Poet Robert Bly has talked at length about this spiritual dynamic. He said once in an interview:

“The question is: Who is this whiny one inside us who wants to be happy all the time? In the Muslim tradition, that whiny one is called the nafs, which is the greedy soul. You can also call it the insatiable soul, the rapacious soul. That’s who’s running the war in Iraq right now, for example. The Sufis say the nafs is part of our ancient animal-soul, which is determined to have food, power and sexuality and to stay alive, even to the detriment of those closest to us. So our spiritual life is a constant battle between the part of the soul that loves others and the part of the soul that will gladly eat them up in a moment.”

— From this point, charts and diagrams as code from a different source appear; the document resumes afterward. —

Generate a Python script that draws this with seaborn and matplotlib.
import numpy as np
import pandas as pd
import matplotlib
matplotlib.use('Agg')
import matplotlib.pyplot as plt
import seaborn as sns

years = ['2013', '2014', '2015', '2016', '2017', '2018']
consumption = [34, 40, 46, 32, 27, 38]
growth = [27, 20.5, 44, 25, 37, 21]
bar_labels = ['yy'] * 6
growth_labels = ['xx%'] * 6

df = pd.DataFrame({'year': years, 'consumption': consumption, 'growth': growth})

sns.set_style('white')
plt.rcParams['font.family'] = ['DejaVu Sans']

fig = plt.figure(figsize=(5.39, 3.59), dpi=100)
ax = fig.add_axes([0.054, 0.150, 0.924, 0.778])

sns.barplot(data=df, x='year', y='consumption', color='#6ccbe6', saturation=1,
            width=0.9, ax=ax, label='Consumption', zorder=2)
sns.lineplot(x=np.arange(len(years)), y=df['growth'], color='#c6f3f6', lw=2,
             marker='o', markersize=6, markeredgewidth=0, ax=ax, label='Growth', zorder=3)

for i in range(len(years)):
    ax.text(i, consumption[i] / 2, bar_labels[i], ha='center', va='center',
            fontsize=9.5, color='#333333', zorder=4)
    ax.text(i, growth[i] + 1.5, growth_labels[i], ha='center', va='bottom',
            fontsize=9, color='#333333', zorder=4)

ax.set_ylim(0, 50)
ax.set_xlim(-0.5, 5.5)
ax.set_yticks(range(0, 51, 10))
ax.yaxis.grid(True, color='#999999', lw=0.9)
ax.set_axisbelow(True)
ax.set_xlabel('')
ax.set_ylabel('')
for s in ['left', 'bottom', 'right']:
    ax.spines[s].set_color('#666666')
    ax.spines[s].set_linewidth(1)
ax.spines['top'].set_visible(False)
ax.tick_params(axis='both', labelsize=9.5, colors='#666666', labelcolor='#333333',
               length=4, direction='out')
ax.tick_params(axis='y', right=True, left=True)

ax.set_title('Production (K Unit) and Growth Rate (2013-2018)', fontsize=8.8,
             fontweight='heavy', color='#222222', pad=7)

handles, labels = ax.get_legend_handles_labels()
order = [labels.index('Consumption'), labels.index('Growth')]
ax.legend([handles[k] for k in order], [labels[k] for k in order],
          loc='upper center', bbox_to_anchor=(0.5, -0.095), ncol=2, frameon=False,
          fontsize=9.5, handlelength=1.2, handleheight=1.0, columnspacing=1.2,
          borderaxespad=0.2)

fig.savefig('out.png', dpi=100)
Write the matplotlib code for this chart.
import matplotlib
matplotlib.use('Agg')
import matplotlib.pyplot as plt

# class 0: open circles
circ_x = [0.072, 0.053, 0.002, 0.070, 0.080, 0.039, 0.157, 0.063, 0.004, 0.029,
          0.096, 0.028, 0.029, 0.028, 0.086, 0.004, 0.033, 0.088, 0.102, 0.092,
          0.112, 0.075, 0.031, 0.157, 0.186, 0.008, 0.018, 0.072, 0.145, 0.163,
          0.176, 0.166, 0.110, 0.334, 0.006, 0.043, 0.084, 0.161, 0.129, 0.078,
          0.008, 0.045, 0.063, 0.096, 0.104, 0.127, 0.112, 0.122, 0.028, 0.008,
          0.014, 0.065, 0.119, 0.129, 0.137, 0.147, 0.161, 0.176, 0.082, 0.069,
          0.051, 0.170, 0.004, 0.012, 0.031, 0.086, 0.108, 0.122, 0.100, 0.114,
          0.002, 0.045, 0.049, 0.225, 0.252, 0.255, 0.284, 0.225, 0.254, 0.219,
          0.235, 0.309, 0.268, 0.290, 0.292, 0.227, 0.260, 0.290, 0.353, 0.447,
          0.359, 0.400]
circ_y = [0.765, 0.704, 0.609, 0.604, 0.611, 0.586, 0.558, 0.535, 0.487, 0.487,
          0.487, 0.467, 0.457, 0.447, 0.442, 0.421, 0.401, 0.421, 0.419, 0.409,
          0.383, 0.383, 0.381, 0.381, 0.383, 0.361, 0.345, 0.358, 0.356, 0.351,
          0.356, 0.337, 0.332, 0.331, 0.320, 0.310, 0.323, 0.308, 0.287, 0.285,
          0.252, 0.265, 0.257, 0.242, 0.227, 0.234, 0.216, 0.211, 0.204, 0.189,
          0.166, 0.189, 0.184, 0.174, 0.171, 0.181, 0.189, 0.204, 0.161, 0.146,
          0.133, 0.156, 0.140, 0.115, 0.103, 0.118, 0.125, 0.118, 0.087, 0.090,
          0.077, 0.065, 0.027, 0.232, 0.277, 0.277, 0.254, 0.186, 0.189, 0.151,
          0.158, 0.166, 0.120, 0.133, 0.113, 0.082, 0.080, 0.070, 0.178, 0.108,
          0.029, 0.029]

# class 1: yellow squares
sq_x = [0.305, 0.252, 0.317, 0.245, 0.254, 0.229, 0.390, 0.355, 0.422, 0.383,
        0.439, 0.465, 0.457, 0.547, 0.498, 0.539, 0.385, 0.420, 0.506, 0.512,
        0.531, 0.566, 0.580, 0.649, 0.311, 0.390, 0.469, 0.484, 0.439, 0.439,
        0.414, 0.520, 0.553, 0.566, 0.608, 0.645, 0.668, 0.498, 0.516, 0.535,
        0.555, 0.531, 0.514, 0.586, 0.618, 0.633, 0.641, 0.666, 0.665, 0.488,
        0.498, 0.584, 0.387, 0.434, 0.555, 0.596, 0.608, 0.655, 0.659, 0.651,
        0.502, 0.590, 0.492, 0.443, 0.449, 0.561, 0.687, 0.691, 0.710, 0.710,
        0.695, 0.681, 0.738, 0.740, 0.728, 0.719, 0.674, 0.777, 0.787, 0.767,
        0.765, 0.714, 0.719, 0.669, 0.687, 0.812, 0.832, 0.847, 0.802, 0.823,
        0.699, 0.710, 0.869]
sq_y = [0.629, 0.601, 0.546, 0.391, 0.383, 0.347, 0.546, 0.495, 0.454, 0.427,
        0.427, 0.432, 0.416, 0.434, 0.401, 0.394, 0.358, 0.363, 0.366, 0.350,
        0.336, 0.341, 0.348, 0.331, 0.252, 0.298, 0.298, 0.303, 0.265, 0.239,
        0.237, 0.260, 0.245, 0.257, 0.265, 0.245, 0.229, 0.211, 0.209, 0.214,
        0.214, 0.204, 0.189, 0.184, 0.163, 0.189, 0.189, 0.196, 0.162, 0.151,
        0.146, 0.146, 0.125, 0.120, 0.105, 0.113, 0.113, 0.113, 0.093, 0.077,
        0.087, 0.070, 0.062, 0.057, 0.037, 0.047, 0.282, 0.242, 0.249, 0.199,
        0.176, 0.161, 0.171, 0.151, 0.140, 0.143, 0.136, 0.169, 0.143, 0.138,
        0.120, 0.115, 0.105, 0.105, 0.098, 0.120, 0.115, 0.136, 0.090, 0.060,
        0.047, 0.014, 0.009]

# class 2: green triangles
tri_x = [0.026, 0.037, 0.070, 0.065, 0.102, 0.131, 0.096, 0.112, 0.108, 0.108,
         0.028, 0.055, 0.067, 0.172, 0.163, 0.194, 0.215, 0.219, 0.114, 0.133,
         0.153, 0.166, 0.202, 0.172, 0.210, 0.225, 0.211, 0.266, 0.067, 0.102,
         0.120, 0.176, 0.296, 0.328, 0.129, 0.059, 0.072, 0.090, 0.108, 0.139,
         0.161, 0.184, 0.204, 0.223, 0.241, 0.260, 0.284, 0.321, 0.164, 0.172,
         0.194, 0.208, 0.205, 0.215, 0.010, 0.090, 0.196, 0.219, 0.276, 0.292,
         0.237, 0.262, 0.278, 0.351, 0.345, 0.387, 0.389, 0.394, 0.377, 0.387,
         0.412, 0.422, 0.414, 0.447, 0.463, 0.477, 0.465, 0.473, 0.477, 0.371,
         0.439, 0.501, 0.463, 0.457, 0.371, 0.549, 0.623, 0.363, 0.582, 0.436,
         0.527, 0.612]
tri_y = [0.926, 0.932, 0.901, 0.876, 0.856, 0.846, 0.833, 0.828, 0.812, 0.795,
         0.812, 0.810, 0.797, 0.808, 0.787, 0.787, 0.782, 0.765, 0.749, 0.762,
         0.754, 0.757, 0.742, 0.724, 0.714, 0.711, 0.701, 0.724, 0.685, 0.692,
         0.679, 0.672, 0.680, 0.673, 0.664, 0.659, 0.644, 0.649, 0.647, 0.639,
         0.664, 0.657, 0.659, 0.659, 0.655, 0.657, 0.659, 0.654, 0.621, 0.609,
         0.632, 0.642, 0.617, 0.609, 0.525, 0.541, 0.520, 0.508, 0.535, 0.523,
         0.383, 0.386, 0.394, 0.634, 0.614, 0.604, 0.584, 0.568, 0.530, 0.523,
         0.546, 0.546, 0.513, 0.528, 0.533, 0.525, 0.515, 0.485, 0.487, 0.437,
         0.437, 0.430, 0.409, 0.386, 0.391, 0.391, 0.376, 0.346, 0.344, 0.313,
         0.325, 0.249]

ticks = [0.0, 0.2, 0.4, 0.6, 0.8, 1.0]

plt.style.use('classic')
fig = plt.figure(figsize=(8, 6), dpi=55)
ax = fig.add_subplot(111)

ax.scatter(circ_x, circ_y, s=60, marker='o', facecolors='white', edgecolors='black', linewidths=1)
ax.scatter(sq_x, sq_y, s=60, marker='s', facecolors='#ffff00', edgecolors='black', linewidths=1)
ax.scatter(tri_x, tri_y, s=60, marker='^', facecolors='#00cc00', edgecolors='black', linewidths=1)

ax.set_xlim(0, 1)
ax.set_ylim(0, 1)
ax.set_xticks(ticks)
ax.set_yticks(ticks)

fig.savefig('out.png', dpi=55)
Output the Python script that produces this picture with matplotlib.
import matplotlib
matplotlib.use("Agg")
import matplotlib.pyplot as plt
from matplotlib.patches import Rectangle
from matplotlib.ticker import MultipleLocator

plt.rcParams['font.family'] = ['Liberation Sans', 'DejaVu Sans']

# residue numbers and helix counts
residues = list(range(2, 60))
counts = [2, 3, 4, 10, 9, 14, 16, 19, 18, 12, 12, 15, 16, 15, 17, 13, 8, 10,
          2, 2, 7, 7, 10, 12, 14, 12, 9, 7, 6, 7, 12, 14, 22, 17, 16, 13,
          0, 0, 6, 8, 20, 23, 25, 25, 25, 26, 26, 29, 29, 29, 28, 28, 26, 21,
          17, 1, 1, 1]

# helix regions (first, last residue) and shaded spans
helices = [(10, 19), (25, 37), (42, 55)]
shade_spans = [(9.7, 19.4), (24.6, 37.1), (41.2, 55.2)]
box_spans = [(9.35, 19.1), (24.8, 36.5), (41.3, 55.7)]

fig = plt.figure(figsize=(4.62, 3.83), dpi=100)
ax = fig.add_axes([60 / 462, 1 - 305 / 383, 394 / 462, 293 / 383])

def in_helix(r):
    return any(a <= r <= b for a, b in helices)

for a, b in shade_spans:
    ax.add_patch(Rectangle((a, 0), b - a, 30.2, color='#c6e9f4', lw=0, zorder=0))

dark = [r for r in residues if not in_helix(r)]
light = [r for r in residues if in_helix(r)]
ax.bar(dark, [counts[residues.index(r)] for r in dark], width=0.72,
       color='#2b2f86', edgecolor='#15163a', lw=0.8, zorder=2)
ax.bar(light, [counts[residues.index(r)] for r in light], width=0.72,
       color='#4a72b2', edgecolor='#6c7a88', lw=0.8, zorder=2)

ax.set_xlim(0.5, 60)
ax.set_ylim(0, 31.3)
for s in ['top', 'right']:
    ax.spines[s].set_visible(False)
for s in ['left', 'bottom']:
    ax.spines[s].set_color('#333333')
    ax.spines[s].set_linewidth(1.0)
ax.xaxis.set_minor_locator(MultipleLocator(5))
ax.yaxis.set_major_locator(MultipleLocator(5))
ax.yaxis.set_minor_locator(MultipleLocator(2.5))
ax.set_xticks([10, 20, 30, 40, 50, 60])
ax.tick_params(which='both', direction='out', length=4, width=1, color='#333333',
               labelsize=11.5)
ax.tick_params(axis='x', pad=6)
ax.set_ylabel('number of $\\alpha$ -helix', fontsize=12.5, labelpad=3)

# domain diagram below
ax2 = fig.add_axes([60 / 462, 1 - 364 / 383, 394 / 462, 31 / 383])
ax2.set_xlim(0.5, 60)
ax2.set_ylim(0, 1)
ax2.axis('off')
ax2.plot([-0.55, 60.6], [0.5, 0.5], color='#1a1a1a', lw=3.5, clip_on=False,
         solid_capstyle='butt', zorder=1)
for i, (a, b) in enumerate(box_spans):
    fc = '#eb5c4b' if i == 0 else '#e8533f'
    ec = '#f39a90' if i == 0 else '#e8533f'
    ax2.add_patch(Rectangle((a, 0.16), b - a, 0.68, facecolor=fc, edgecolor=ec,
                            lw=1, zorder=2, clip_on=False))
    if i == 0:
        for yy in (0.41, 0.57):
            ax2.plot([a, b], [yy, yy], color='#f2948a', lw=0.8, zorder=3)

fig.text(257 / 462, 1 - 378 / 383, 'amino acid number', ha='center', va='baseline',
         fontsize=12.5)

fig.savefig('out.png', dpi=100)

In his book of poems The Night Abraham Called to the Stars Bly writes:

“I live very close to my greedy soul.
When I see a book written two thousand years
Ago, I check to see if my name is mentioned.”

This emphasis on the struggle between the rapacious and the true soul is found within our Catholic spiritual tradition as well.

A key tenet of the Spiritual Exercises of St. Ignatius of Loyola, written in the 1500s, is that the human soul is continually drawn in two directions: both drawn towards Godliness, and at the same time tempted toward selfishness and baseness. Consistent with Roman Catholic theology, the Exercises make numerous references to the belief that humankind’s highest purpose is to glorify God, and not one’s self. Accordingly they provide several illustrations of how one might best be able to refrain from satiating one’s lower desires and instead how one might find a means to redirect one’s energies toward the fulfillment of one’s higher purpose in life.

The greedy soul is abashed when we lose. Yet what feeds the true soul, over and over, is something being taken away. It stands our American values of competitiveness and winning, of always wanting to be happy, on their head.